Over-the-top streaming apps give fans choice without forcing them to choose. If two games are on at the same time, they can watch one now and one later on demand. They can binge on their favorite talking heads studio show on Thursday so they can watch the latest stats analysis and injury report show on Friday ahead of the weekend’s full slate of games.
OTT offers the same dynamic to the front office. Instead of having one, and just one, business model for generating revenue from broadcast (media rights + commercial ad sales), OTT opens up a range of business models and the flexibility for the sports property to shift business models in response to the market.
Video on demand’s fundamental business models
The three basic business models of an over-the-top streaming app come straight from the TV industry. And like broadcast or cable TV, these models view the app as a standalone product.
Advertising-based video on demand (AVOD)
Advertising-based video on demand (AVOD) is the streaming version of network TV. There is no direct cost to viewers, but their content will be interrupted or overlaid with advertisements.
YouTube provides several examples – sometimes on a single video – of advertisements with on-demand videos. When a user clicks on an ad-supported video, YouTube will present them with an ad before the video starts to play. The ads are usually 15 or 30 seconds long, and the user may have the option to skip the ad after its first five seconds. During the video, banner ads may appear towards the bottom of the screen. And, if the video is long enough, there may be a 15 or 30 second ad break during the video.
OTT apps can use any of these options for showing ads to viewers, and can also place advertisements on the home screen of the app.
The video creator can also make the ad a permanent part of the on-screen content. Many sports, particularly soccer, which has only one break in play for commercials, will have a company logo near the scoreboard on the screen.
Subscription-based video on demand SVOD
Subscription-based video on demand (SVOD) is the streaming analog to cable’s business model, and obviously works since Netflix, Amazon Prime, Apple TV and most of the other major digital-native streaming services are subscription-based. Viewers pay a monthly or annual fee that gives them access to all or nearly all of the app’s available content.

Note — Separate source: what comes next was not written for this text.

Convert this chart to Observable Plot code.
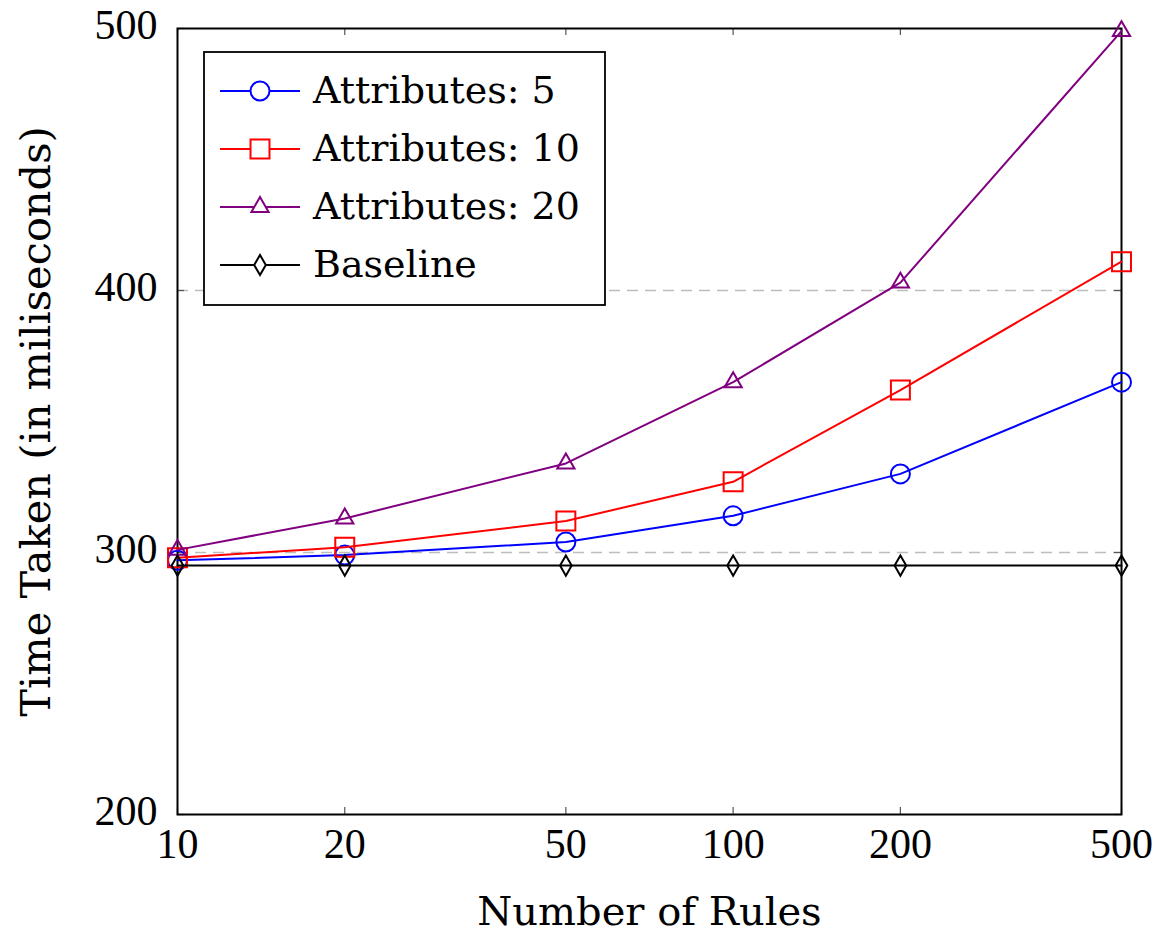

Transactional video on demand (TVOD)
Transactional video on demand is a new name with a new acronym for another staple of cable broadcasting, particularly for sports: pay-per-view. While cable networks tried PPV for a handful of sports, it never had much traction as a sustainable business model outside of combat sports and professional wrestling.
Some streaming platforms and leagues experimented with TVOD for individual games. However, fan reaction and the evolution of other OTT business models caused them to quickly and sometimes publicly backpedal.
Streaming platforms that acquire new broadcast rights, such as Amazon Prime, are placing them with the rest of their subscription content. That way, existing subscribers are not asked to pay more, the event becomes a new revenue source from non-subscribers and the platform has the opportunity to convert the non-subscribers.